I was digging through a box of my stuff and found one of my old work out books. It was from my times doing less than smart things that roughly translate to pugilism free running and ... Well these days they call it mixed martial arts but it holds a list of low key stretches exercises and such that kept me fighting fit when I was in my self destructive youth. Would anyone be interested in the list of exercises, bare in mind they were just the warm up and fitness portions. Not my training regime so let me know if you're interested. If enough people are I will post it here rather than PMing it


----------



## GTGallop (Nov 11, 2012)

http://www.prepperforums.net/forum/health-fitness-survival/8433-parkourist-prepper.html


----------



## Montana Rancher (Mar 4, 2013)

DanteAHellsong said:


> I was digging through a box of my stuff and found one of my old work out books.

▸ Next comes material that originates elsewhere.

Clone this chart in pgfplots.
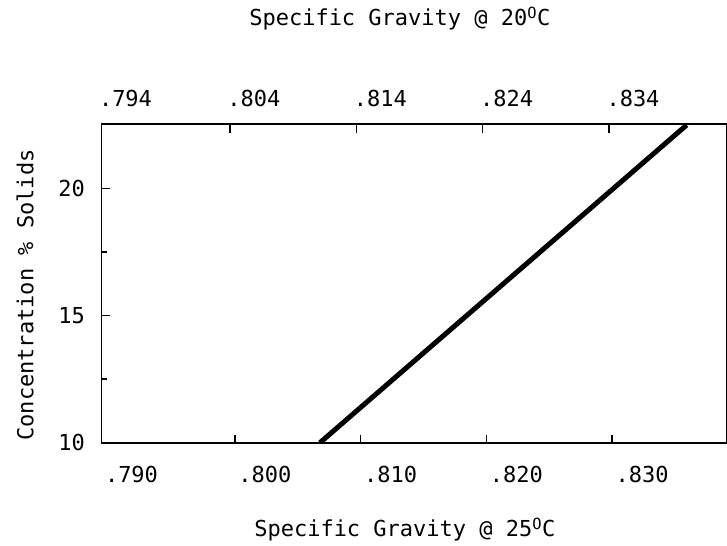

It was from my times doing less than smart things that roughly translate to pugilism free running and ... Well these days they call it mixed martial arts but it holds a list of low key stretches exercises and such that kept me fighting fit when I was in my self destructive youth. Would anyone be interested in the list of exercises, bare in mind they were just the warm up and fitness portions. Not my training regime so let me know if you're interested. If enough people are I will post it here rather than PMing it


You think someone would be interested in a book that you lost interest in and packed away?

Am I missing something?


----------



## DanteAHellsong (Apr 16, 2014)

Never lost interest in it, disabled now. I can't do a few of the exercises in it any longer, at least not without being drunk or drugged first


----------



## sparkyprep (Jul 5, 2013)

Don't mind Montana Rancher. He is our local "grumpy old man", but we love him for it.


----------



## DanteAHellsong (Apr 16, 2014)

It's fine, it's actually a reasonable question for something like that


----------